This is actually a kind of anniversary post. 10 years ago I wrote a howto about compressing Virtualbox VDI disk images by zeroing the unused space. Today, although the hypervisor, the OS, even my whole build environment has changed, I’m still using the same technique to keep virtual disk images as small as possible.
This time I’m reducing the size of VMDK disk images during a CI/CD pipeline build using the qemu-img tool.
The basic idea is the same as 10 years ago: create and setup the disk image; as soon as you are finished delete unnecessary files and zero-fill the free space. Then use ‘qemu-img’ to either compact the disk image (if this is supported) or create a copy of it minus the free space.
This works because most hypervisors support dynamically allocated virtual disk image formats. They grow every time a disk sector is written for the first time until the virtual disk reaches its maximum defined capacity. A big advantage because it allows the efficient storage of rather empty virtual image files (eg. right after their initial setup).
But their size is not automatically reduced when files are deleted. This is where the ‘zeroing the empty space’ step kicks in… by zeroing these sectors, they can be marked as ’empty’ in the virtual disk image file. Next time when ‘compacting’ the image or when creating a copy of it, they will not be copied over to the new image.
In case of a freshly installed Linux system you can fill up the empty space by creating a temporary file on the root partition, fill it with zeros until all remaining disk space is used up, then delete it and shut down the system.

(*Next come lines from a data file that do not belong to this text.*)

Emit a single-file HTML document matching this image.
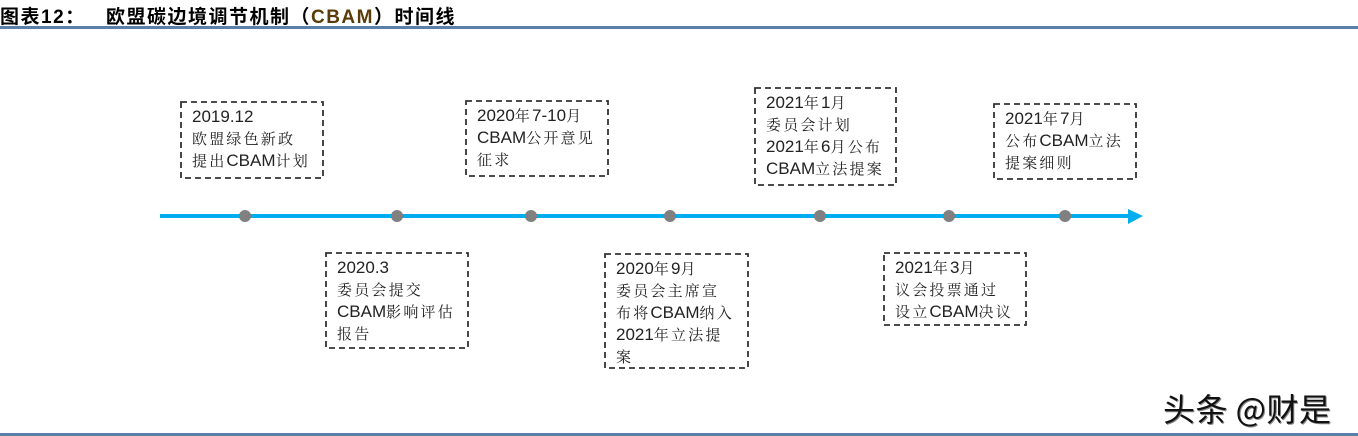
<!DOCTYPE html>
<html><head><meta charset="utf-8"><style>
body{margin:0;width:1358px;height:436px;background:#fff;position:relative;overflow:hidden;font-family:"Liberation Sans","Noto Serif CJK SC",serif;}
.t{position:absolute;left:0px;top:2px;font-size:19px;font-weight:bold;font-family:"Liberation Sans","Noto Sans CJK SC",sans-serif;color:#000;white-space:nowrap;letter-spacing:1.5px}
.hl{position:absolute;left:0;width:1358px;height:3px;background:#5b7fa8}
.b{position:absolute;box-sizing:border-box;padding:5px 0 0 12px;font-size:15px;line-height:22px;color:#222;white-space:nowrap;font-family:"Noto Serif CJK SC","Liberation Sans",serif;letter-spacing:2.2px}
.b i{font-style:normal;font-family:"Liberation Sans",sans-serif;font-size:17px;letter-spacing:0}
.b svg{position:absolute;left:0;top:0;overflow:visible}
.d{position:absolute;width:12px;height:12px;border-radius:50%;background:#808080;top:210px}
.wm{position:absolute;left:1163px;top:385px;font-size:32px;font-family:"Noto Sans CJK SC",sans-serif;color:#111;text-shadow:1px 1px 0 #888;letter-spacing:0.5px}
</style></head><body>
<div class="t">图表12：&nbsp;&nbsp;&nbsp;欧盟碳边境调节机制（<span style="color:#5a3c08">CBAM</span>）时间线</div>
<div class="hl" style="top:26px"></div>
<div class="hl" style="top:433px"></div>
<div style="position:absolute;left:160px;top:214px;width:970px;height:4px;background:#00aeef"></div>
<svg style="position:absolute;left:1128px;top:208px" width="16" height="18"><polygon points="0,1 15,8 0,16" fill="#00aeef"/></svg>
<div class="d" style="left:239px"></div>
<div class="d" style="left:391px"></div>
<div class="d" style="left:525px"></div>
<div class="d" style="left:664px"></div>
<div class="d" style="left:814px"></div>
<div class="d" style="left:943px"></div>
<div class="d" style="left:1059px"></div>

<div class="b" style="left:180px;top:101px;width:144px;height:78px"><svg width="144" height="78"><rect x="1" y="1" width="142" height="76" fill="none" stroke="#333" stroke-width="1.8" stroke-dasharray="6,4"/></svg><i>2019.12</i><br>欧盟绿色新政<br>提出<i>CBAM</i>计划</div>
<div class="b" style="left:325px;top:252px;width:144px;height:97px"><svg width="144" height="97"><rect x="1" y="1" width="142" height="95" fill="none" stroke="#333" stroke-width="1.8" stroke-dasharray="6,4"/></svg><i>2020.3</i><br>委员会提交<br><i>CBAM</i>影响评估<br>报告</div>
<div class="b" style="left:465px;top:100px;width:144px;height:77px"><svg width="144" height="77"><rect x="1" y="1" width="142" height="75" fill="none" stroke="#333" stroke-width="1.8" stroke-dasharray="6,4"/></svg><i>2020</i>年<i>7-10</i>月<br><i>CBAM</i>公开意见<br>征求</div>
<div class="b" style="left:604px;top:253px;width:145px;height:116px"><svg width="145" height="116"><rect x="1" y="1" width="143" height="114" fill="none" stroke="#333" stroke-width="1.8" stroke-dasharray="6,4"/></svg><i>2020</i>年<i>9</i>月<br>委员会主席宣<br>布将<i>CBAM</i>纳入<br><i>2021</i>年立法提<br>案</div>
<div class="b" style="left:754px;top:87px;width:143px;height:99px"><svg width="143" height="99"><rect x="1" y="1" width="141" height="97" fill="none" stroke="#333" stroke-width="1.8" stroke-dasharray="6,4"/></svg><i>2021</i>年<i>1</i>月<br>委员会计划<br><i>2021</i>年<i>6</i>月公布<br><i>CBAM</i>立法提案</div>
<div class="b" style="left:883px;top:252px;width:144px;height:74px"><svg width="144" height="74"><rect x="1" y="1" width="142" height="72" fill="none" stroke="#333" stroke-width="1.8" stroke-dasharray="6,4"/></svg><i>2021</i>年<i>3</i>月<br>议会投票通过<br>设立<i>CBAM</i>决议</div>
<div class="b" style="left:993px;top:103px;width:144px;height:77px"><svg width="144" height="77"><rect x="1" y="1" width="142" height="75" fill="none" stroke="#333" stroke-width="1.8" stroke-dasharray="6,4"/></svg><i>2021</i>年<i>7</i>月<br>公布<i>CBAM</i>立法<br>提案细则</div>
<div class="wm">头条 @财是</div>
</body></html>
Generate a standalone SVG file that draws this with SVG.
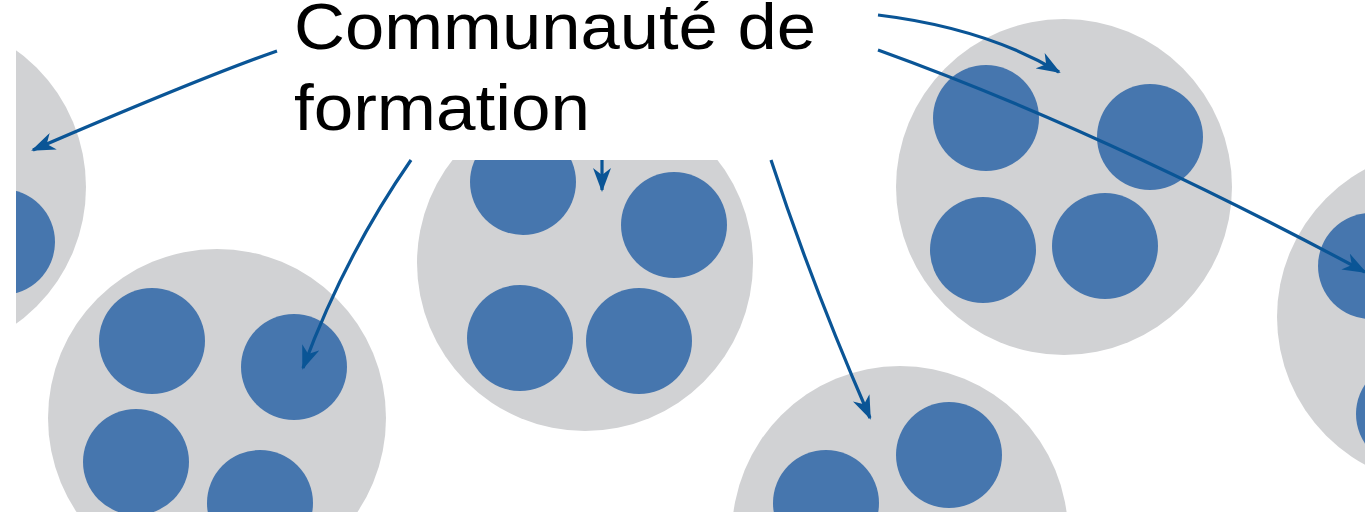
<svg xmlns="http://www.w3.org/2000/svg" width="1365" height="512" viewBox="0 0 1365 512">
<style>
.cell{fill:#d1d2d4}
.dot{fill:#4676ae}
.arr{fill:none;stroke:#0a5596;stroke-width:3.2;marker-end:url(#ah)}
.lbl{font-family:"Liberation Sans",Arial,sans-serif;font-size:65px;fill:#000}
</style>
<defs>
<marker id="ah" markerUnits="userSpaceOnUse" viewBox="0 0 24 18" markerWidth="24" markerHeight="18" refX="22" refY="9" orient="auto">
<path d="M0,0 L24,9 L0,18 L7,9 z" fill="#0a5596"/>
</marker>
</defs>
<rect width="1365" height="512" fill="#fff"/>
<g id="group-left">
<circle class="cell" cx="-83" cy="187" r="169"/>
<circle class="dot" cx="2" cy="242" r="53"/>
</g>
<g id="group-bottom-left">
<circle class="cell" cx="217" cy="418" r="169"/>
<circle class="dot" cx="152" cy="341" r="53"/>
<circle class="dot" cx="294" cy="367" r="53"/>
<circle class="dot" cx="136" cy="462" r="53"/>
<circle class="dot" cx="260" cy="503" r="53"/>
</g>
<g id="group-middle">
<circle class="cell" cx="585" cy="263" r="168"/>
<circle class="dot" cx="523" cy="182" r="53"/>
<circle class="dot" cx="674" cy="225" r="53"/>
<circle class="dot" cx="520" cy="338" r="53"/>
<circle class="dot" cx="639" cy="341" r="53"/>
</g>
<g id="group-bottom-middle">
<circle class="cell" cx="900" cy="534" r="168"/>
<circle class="dot" cx="826" cy="503" r="53"/>
<circle class="dot" cx="949" cy="455" r="53"/>
</g>
<g id="group-top-right">
<circle class="cell" cx="1064" cy="187" r="168"/>
<circle class="dot" cx="986" cy="118" r="53"/>
<circle class="dot" cx="1150" cy="137" r="53"/>
<circle class="dot" cx="983" cy="250" r="53"/>
<circle class="dot" cx="1105" cy="246" r="53"/>
</g>
<g id="group-right">
<circle class="cell" cx="1445" cy="317" r="168"/>
<circle class="dot" cx="1371" cy="266" r="53"/>
<circle class="dot" cx="1409" cy="414" r="53"/>
</g>
<rect x="0" y="0" width="16" height="512" fill="#fff"/>
<g id="label">
<rect x="278" y="0" width="600" height="160" fill="#fff"/>
<text class="lbl" x="294" y="49" textLength="522" lengthAdjust="spacingAndGlyphs">Communauté de</text>
<text class="lbl" x="294" y="130" textLength="296" lengthAdjust="spacingAndGlyphs">formation</text>
</g>
<g id="connectors">
<path class="arr" d="M277,51 Q200,78 33,150"/>
<path class="arr" d="M411,160 Q345,255 303,368"/>
<path class="arr" d="M602,160 L602,190"/>
<path class="arr" d="M771,160 Q812,285 870,418"/>
<path class="arr" d="M878,15 Q985,28 1059,72"/>
<path class="arr" d="M878,50 Q1100,130 1365,272"/>
</g>
</svg>
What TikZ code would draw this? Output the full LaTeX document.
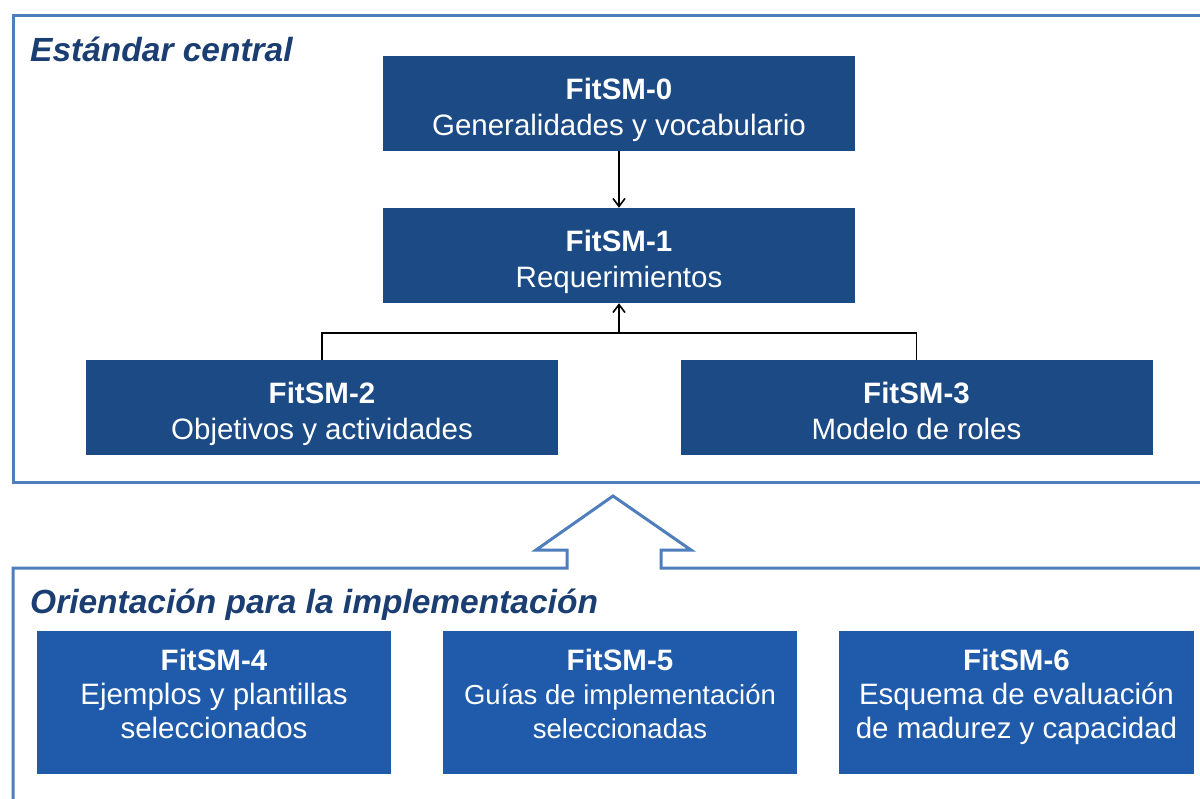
\documentclass[tikz,border=0pt]{standalone}
\usepackage{fontspec}
\setmainfont{Liberation Sans}
\usetikzlibrary{arrows.meta}
\definecolor{framecol}{HTML}{4F7EBC}
\definecolor{topcol}{HTML}{1B4A85}
\definecolor{botcol}{HTML}{1F5BAA}
\definecolor{titlecol}{HTML}{1B3E72}
\newcommand{\fitbox}[4]{\parbox[c][#2][t]{#1}{\centering\rule{0pt}{#3}#4}}
\begin{document}
\begin{tikzpicture}[x=1pt,y=-1pt,
  frame/.style={draw=framecol,line width=3pt,line join=miter},
  titletext/.style={anchor=base west,inner sep=0,text=titlecol,font=\fontsize{33.5}{40}\selectfont\bfseries\itshape},
  topbox/.style={fill=topcol,text=white,inner sep=0,minimum width=472pt,minimum height=95pt,font=\fontsize{29.5}{36}\selectfont},
  botbox/.style={fill=botcol,text=white,inner sep=0,minimum width=354pt,minimum height=143pt,font=\fontsize{29.5}{34}\selectfont},
  conn/.style={draw=black,line width=1.6pt},
  tip/.style={-{Straight Barb[length=8pt,width=12pt]}}
]
\useasboundingbox (0,0) rectangle (1200,799);
\clip (0,0) rectangle (1200,799);
\fill[white] (0,0) rectangle (1200,799);

% frames
\draw[frame] (1215,16) -- (13,16) -- (13,483) -- (1215,483);
\draw[frame] (13,815) -- (13,568) -- (567,568) -- (567,550) -- (536,550) -- (613,496)
  -- (691,550) -- (661,550) -- (661,568) -- (1215,568);

% titles
\node[titletext] (t1) at (30,62) {Estándar central};
\node[titletext] (t2) at (30,613) {Orientación para la implementación};

% core standard boxes
\node[topbox] (f0) at (619,103.5) {\fitbox{472pt}{95pt}{44pt}{\textbf{FitSM-0}\\Generalidades y vocabulario}};
\node[topbox] (f1) at (619,255.5) {\fitbox{472pt}{95pt}{44pt}{\textbf{FitSM-1}\\Requerimientos}};
\node[topbox] (f2) at (322,407.5) {\fitbox{472pt}{95pt}{44pt}{\textbf{FitSM-2}\\Objetivos y actividades}};
\node[topbox] (f3) at (916.5,407.5) {\fitbox{472pt}{95pt}{44pt}{\textbf{FitSM-3}\\Modelo de roles}};

% implementation boxes
\node[botbox] (f4) at (214,702.5) {\fitbox{354pt}{143pt}{39pt}{\textbf{FitSM-4}\\Ejemplos y plantillas\\seleccionados}};
\node[botbox] (f5) at (620,702.5) {\fitbox{354pt}{143pt}{39pt}{\textbf{FitSM-5}\\\fontsize{27.5}{34}\selectfont Guías de implementación\\seleccionadas}};
\node[botbox] (f6) at (1016.5,702.5) {\fitbox{355pt}{143pt}{39pt}{\textbf{FitSM-6}\\Esquema de evaluación\\de madurez y capacidad}};

% connectors
\coordinate (j) at (619,333);
\draw[conn,tip] (f0) -- (f1);
\draw[conn] (f2.north) |- (j) -| (f3.north);
\draw[conn,tip] (j) -- (f1.south);
\end{tikzpicture}
\end{document}
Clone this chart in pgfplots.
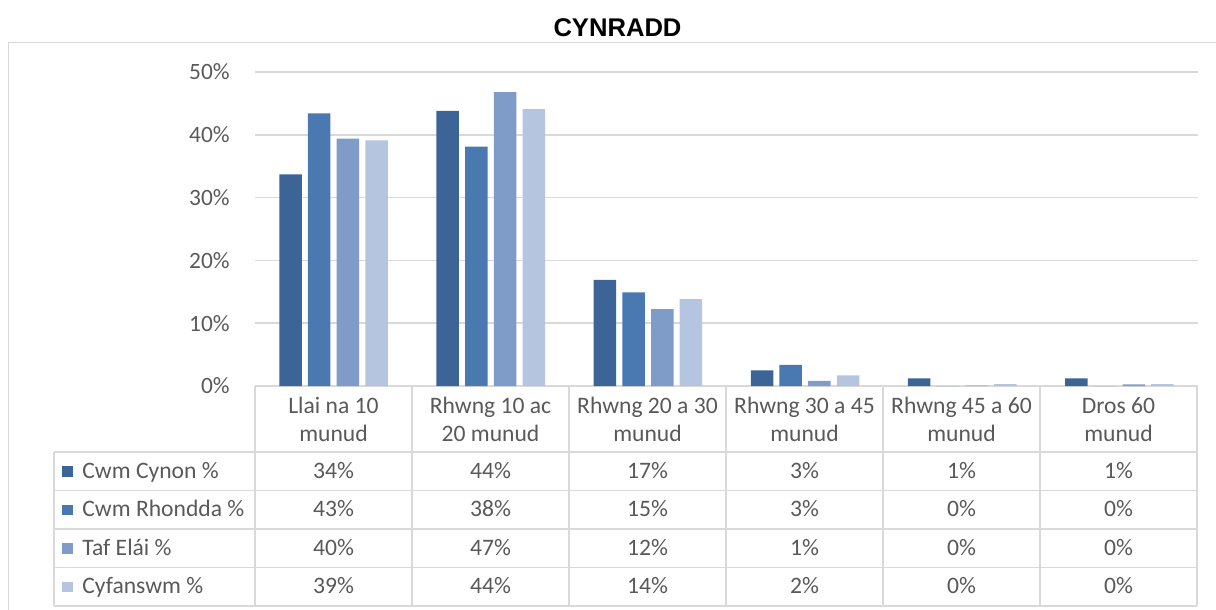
\documentclass[border=0pt]{standalone}
\usepackage{pgfplots}
\pgfplotsset{compat=1.18}
\usepackage{fontspec}
\setmainfont{Carlito}
\newfontfamily\titlefont{Liberation Sans}
\definecolor{cA}{HTML}{3C6496}
\definecolor{cB}{HTML}{4A78B0}
\definecolor{cC}{HTML}{7F9CC8}
\definecolor{cD}{HTML}{B5C4DF}
\definecolor{gridc}{HTML}{D9D9D9}
\definecolor{txt}{HTML}{595959}
\begin{document}
\begin{tikzpicture}[x=0.5pt,y=-0.5pt]
\path[use as bounding box] (0,0) rectangle (1216,610);
\draw[gridc,line width=0.8pt] (8.5,610) -- (8.5,42.5) -- (1216,42.5);
\node[font=\titlefont\bfseries\fontsize{12.8}{14}\selectfont, anchor=base, inner sep=0pt] at (617.5,37) {CYNRADD};
\begin{axis}[at={(127.5pt,-193pt)}, anchor=south west,
  width=471.5pt, height=157pt, scale only axis,
  ymin=0, ymax=50, xmin=-0.5, xmax=5.5,
  ybar=3.1pt, bar width=11.25pt,
  ytick={0,10,20,30,40,50},
  yticklabels={0\%,10\%,20\%,30\%,40\%,50\%},
  xtick=\empty,
  ymajorgrids, grid style={gridc, line width=0.8pt},
  axis line style={draw=none},
  major tick length=0pt,
  yticklabel style={font=\fontsize{11.7}{13}\selectfont, text=txt, inner sep=0pt, xshift=-12.5pt},
  clip=false]
\addplot[fill=cA, draw=none] coordinates {(0,33.7) (1,43.8) (2,16.9) (3,2.5) (4,1.2) (5,1.2)};
\addplot[fill=cB, draw=none] coordinates {(0,43.4) (1,38.1) (2,14.9) (3,3.35) (4,0) (5,0)};
\addplot[fill=cC, draw=none] coordinates {(0,39.4) (1,46.8) (2,12.25) (3,0.8) (4,0.05) (5,0.25)};
\addplot[fill=cD, draw=none] coordinates {(0,39.1) (1,44.1) (2,13.85) (3,1.7) (4,0.3) (5,0.3)};
\end{axis}
% data table
\begin{scope}[gridc, line width=0.7pt]
\draw (255,386) -- (255,606);
\foreach \k in {1,...,6} { \draw (255+157*\k,386) -- (255+157*\k,606); }
\draw (54,452) -- (54,606);
\foreach \yy in {452,490.5,529,567.5,606} { \draw (54,\yy) -- (1197,\yy); }
\end{scope}
\begin{scope}[every node/.style={font=\fontsize{11.8}{14.25}\selectfont, text=txt, inner sep=0pt, anchor=base}]
\foreach \k/\a/\b in {0/Llai na 10/munud, 1/Rhwng 10 ac/20 munud, 2/Rhwng 20 a 30/munud, 3/Rhwng 30 a 45/munud, 4/Rhwng 45 a 60/munud, 5/Dros 60/munud} {
  \node at (333.5+157*\k,413) {\a};
  \node at (333.5+157*\k,441.5) {\b};
}
\foreach \r/\lab/\col/\vals in {0/Cwm Cynon \%/cA/{34\%,44\%,17\%,3\%,1\%,1\%},
                             1/Cwm Rhondda \%/cB/{43\%,38\%,15\%,3\%,0\%,0\%},
                             2/Taf Elái \%/cC/{40\%,47\%,12\%,1\%,0\%,0\%},
                             3/Cyfanswm \%/cD/{39\%,44\%,14\%,2\%,0\%,0\%}} {
  \pgfmathsetmacro{\yc}{471+38.5*\r}
  \fill[\col] (62,\yc-5) rectangle (72.5,\yc+5.5);
  \node[anchor=base west] at (82,\yc+7.3) {\lab};
  \foreach \v [count=\c from 0] in \vals {
    \node at (333.5+157*\c,\yc+7.3) {\v};
  }
}
\end{scope}
\end{tikzpicture}
\end{document}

dd if=/dev/zero of=/target/temp.img bs=4M; sync; rm /target/temp.img
I’m assuming here that the target partition on the virtual disk you want to compress is mounted as /target. The first part (disk dump) will write zeros to a temporary file and use up all disk space available on the partition. After synchronizing the file system (just to be safe everything was written), the temporary file is deleted again.
I’m then using qemu-img to create a copy of the disk image. Here I’m converting a VMDK image again into a VMDK:
qemu-img convert -p -f vmdk -O vmdk /path/to/src.vmdk /path/to/dest.vmdk
The option -p stands for an optional progress meter, -f for the source format, and -O for the destination format. The last two parameters are the input and output filenames.
If you prefer qcow2 formatted disk images you can make use of the compress option to even further reduce the image size. The source format here is again VMDK; the option -c stands for compress:
qemu-img convert -c -p -f vmdk -O qcow2 /path/to/src_image.vmdk /path/to/dest_image.qcow2
So in the end, by simply creating a copy and thereby getting rid of empty space, the resulting image can be reduced to only a bit more than the overall size of the files in the image.